The only option that seems to reconcile the two is that individual Jedi were good, but they were essentially operating within a system that had taken and raised them as children, taught them what was good and bad and was connected to a deeply corrupt Galactic Republic and so their viewpoint was very attached to this.

Yoda in the Revenge of the Sith novelization indicates he realizes this at the end, that the Jedi had become too entwined with the Republic, and too unbending rather than learning and evolving given they had become a galactic organization. And that Qui-Gon was probably right all along about listening to the living force.

It is perhaps to be expected that if you are writing a story about an order of wise enlightened space-knights who can see the future who at one point get wiped out, you are going to have to have these wise people holding the idiot ball at some stages of the story. They basically have to have been deeply flawed and blind for the plot to work. At the same time as being great role models for the last of them to want to take up the mantle again.

I don't have anything to add here except I love it whenever somebody links to Shamus' blog. Really good stuff if you're a fan of vidya but also like reading walls of SSC or adjacent material.
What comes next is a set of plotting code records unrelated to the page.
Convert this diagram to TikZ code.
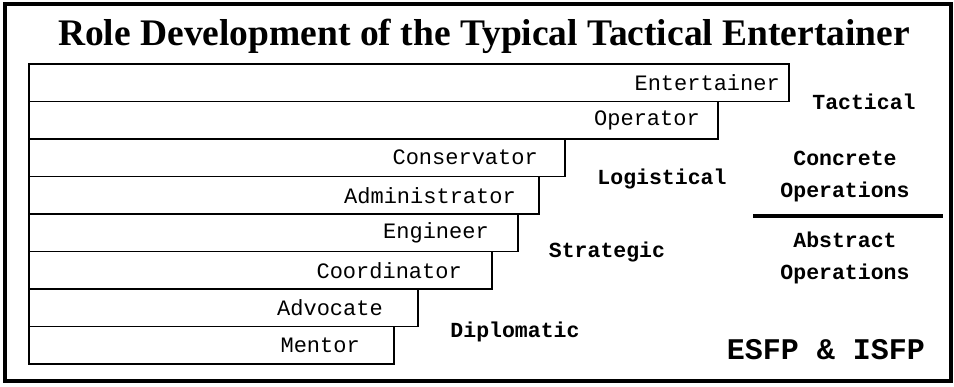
\documentclass[tikz,border=0pt]{standalone}
\usepackage{fontspec}
\setmainfont{Liberation Serif}
\newfontfamily\monof{Liberation Mono}
\begin{document}
\begin{tikzpicture}[x=1pt,y=-1pt,
  barbox/.style={draw=black, line width=1.8pt, anchor=north west, minimum height=37.5pt, inner sep=0pt, outer sep=0pt},
  rolelbl/.style={anchor=east, inner sep=0pt, font=\monof\fontsize{22}{22}\selectfont},
  catlbl/.style={inner sep=0pt, align=center, font=\monof\bfseries\fontsize{21.5}{32}\selectfont},
]
\useasboundingbox (0,0) rectangle (954,387);
\draw[line width=4pt] (5,4) rectangle (951,381);
\node[anchor=base, inner sep=0pt, font=\bfseries\fontsize{37.5}{37.5}\selectfont] (title) at (484,46) {Role Development of the Typical Tactical Entertainer};
% bars
\node[barbox, minimum width=760pt] (b1) at (29,64) {};
\node[barbox, minimum width=689pt] (b2) at (29,101.5) {};
\node[barbox, minimum width=536pt] (b3) at (29,139) {};
\node[barbox, minimum width=510pt] (b4) at (29,176.5) {};
\node[barbox, minimum width=489pt] (b5) at (29,214) {};
\node[barbox, minimum width=463pt] (b6) at (29,251.5) {};
\node[barbox, minimum width=389pt] (b7) at (29,289) {};
\node[barbox, minimum width=365pt] (b8) at (29,326.5) {};
% role labels
\node[rolelbl] (l1) at ([xshift=-9pt]b1.east) {Entertainer};
\node[rolelbl] (l2) at ([xshift=-18pt]b2.east) {Operator};
\node[rolelbl] (l3) at ([xshift=-27pt]b3.east) {Conservator};
\node[rolelbl] (l4) at ([xshift=-23pt]b4.east) {Administrator};
\node[rolelbl] (l5) at ([xshift=-29pt]b5.east) {Engineer};
\node[rolelbl] (l6) at ([xshift=-30pt]b6.east) {Coordinator};
\node[rolelbl] (l7) at ([xshift=-35pt]b7.east) {Advocate};
\node[rolelbl] (l8) at ([xshift=-34pt]b8.east) {Mentor};
% temperament labels
\node[catlbl] (tac) at (864,102) {Tactical};
\node[catlbl] (log) at (662,179) {Logistical};
\node[catlbl] (str) at (607,252) {Strategic};
\node[catlbl] (dip) at (515,332) {Diplomatic};
\node[catlbl] (conc) at (845,177) {Concrete\\Operations};
\node[catlbl] (abst) at (845,258) {Abstract\\Operations};
\coordinate (sepL) at (753,216);
\coordinate (sepR) at (943,216);
\draw[line width=4pt] (sepL) -- (sepR);
\node[inner sep=0pt, font=\monof\bfseries\fontsize{30}{30}\selectfont] (type) at (826,350) {ESFP \& ISFP};
\end{tikzpicture}
\end{document}
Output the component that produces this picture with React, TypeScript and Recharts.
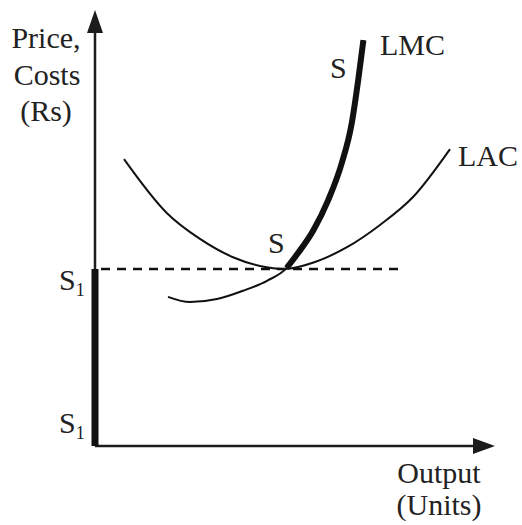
import { ComposedChart, Line, XAxis, YAxis, ReferenceLine, ReferenceDot } from 'recharts'

// Long-run supply of a competitive firm: LAC / LMC curves
const lacX = [7.25, 18, 26.25, 34.5, 41.25, 47.5, 55, 63, 71.25, 79.5, 88.75]
const lacY = [65.8, 53.4, 47.5, 43.3, 41.3, 40.6, 42.2, 45.6, 50.7, 57.1, 68.1]

// whole LMC (thin) and its supply part above min LAC (thick)
const lmcX = [18.25, 23.75, 30.5, 37, 43, 47.9, 50.8, 54.6, 58.3, 61.7, 64.2, 65.8, 67.1]
const lmcY = [34.2, 33.0, 33.7, 35.6, 37.9, 40.8, 44.3, 49.5, 56.4, 64.9, 74.1, 83.9, 93.1]
const supplyFrom = 5

const s1Level = 40.6
const dashEnd = 77

const lacData = lacX.map((x, i) => ({ x, y: lacY[i] }))
const lmcData = lmcX.map((x, i) => ({ x, y: lmcY[i] }))
const supplyData = lmcData.slice(supplyFrom)

const INK = '#111'
const AXIS = '#1c1c1c'
const FONT = '"Liberation Serif", "DejaVu Serif", serif'

function ArrowUp(props: any) {
  const { cx, cy } = props
  return <path d={`M${cx},${cy} L${cx - 8},${cy + 23} L${cx + 8},${cy + 23} Z`} fill={AXIS} />
}

function ArrowRight(props: any) {
  const { cx, cy } = props
  return <path d={`M${cx},${cy} L${cx - 22},${cy - 8} L${cx - 22},${cy + 8} Z`} fill={AXIS} />
}

export default function App() {
  const txt = { fontFamily: FONT, fontSize: 30, fill: '#222' }
  return (
    <div style={{ position: 'absolute', left: 0, top: 0, width: 522, height: 525, background: '#fff' }}>
      <ComposedChart width={522} height={525} margin={{ top: 10, right: 27, bottom: 79, left: 95 }}>
        <XAxis type="number" dataKey="x" domain={[0, 100]} allowDataOverflow hide />
        <YAxis type="number" dataKey="y" domain={[0, 100]} allowDataOverflow hide />
        {/* axes */}
        <ReferenceLine segment={[{ x: 0, y: 0 }, { x: 0, y: 96 }]} stroke={AXIS} strokeWidth={2.5} />
        <ReferenceLine segment={[{ x: 0, y: 0 }, { x: 96, y: 0 }]} stroke={AXIS} strokeWidth={2.5} />
        <ReferenceLine
          segment={[{ x: 1.5, y: s1Level }, { x: dashEnd, y: s1Level }]}
          stroke={INK} strokeWidth={2.4} strokeDasharray="9 7"
        />
        <ReferenceLine
          segment={[{ x: 0, y: 0 }, { x: 0, y: s1Level }]}
          stroke={INK} strokeWidth={7}
        />
        <Line data={lacData} dataKey="y" type="monotone" stroke={INK} strokeWidth={2} dot={false} isAnimationActive={false} />
        <Line data={lmcData} dataKey="y" type="monotone" stroke={INK} strokeWidth={2} dot={false} isAnimationActive={false} />
        <Line data={supplyData} dataKey="y" type="monotone" stroke={INK} strokeWidth={6} dot={false} isAnimationActive={false} />
        <ReferenceDot x={0} y={100} r={0} shape={<ArrowUp />} />
        <ReferenceDot x={100} y={0} r={0} shape={<ArrowRight />} />
      </ComposedChart>
      <svg width={522} height={525} style={{ position: 'absolute', left: 0, top: 0, pointerEvents: 'none' }}>
        <text x={46} y={48} textAnchor="middle" {...txt}>Price,</text>
        <text x={47} y={85} textAnchor="middle" {...txt}>Costs</text>
        <text x={46} y={121} textAnchor="middle" {...txt}>(Rs)</text>
        <text x={380} y={55} {...txt}>LMC</text>
        <text x={330} y={78} {...txt}>S</text>
        <text x={458} y={166} {...txt}>LAC</text>
        <text x={268} y={253} {...txt}>S</text>
        <text x={59} y={290} {...txt}>S<tspan fontSize={18} dy={6}>1</tspan></text>
        <text x={59} y={433} {...txt}>S<tspan fontSize={18} dy={6}>1</tspan></text>
        <text x={439} y={483} textAnchor="middle" {...txt}>Output</text>
        <text x={439} y={515} textAnchor="middle" {...txt}>(Units)</text>
      </svg>
    </div>
  )
}
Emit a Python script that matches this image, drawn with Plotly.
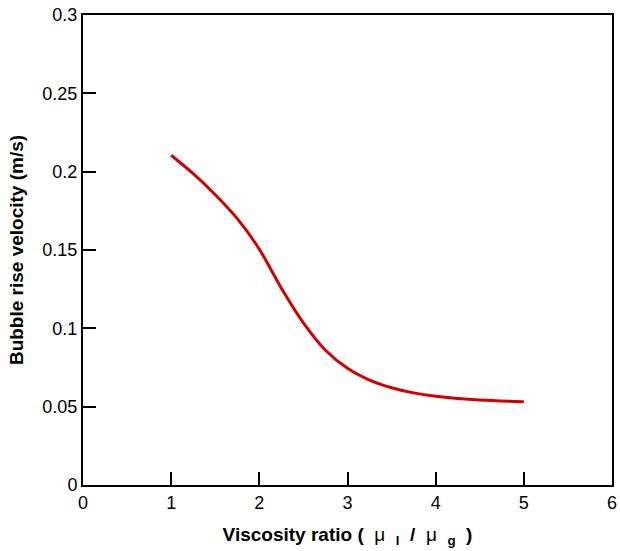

I kinda stopped checking it once one of his kids took over after his passing. The content really wasn't as interesting and failed to meet Shamus' level of quality. And when I last did, his steadfast 'No Politics' rule had appeared to have been hollowed out entirely for the usual reasons. I was also really dismayed by what looked to me like his kid publicly throwing his corpse under the bus and painting him as some kind of raging anti-feminist behind the scenes.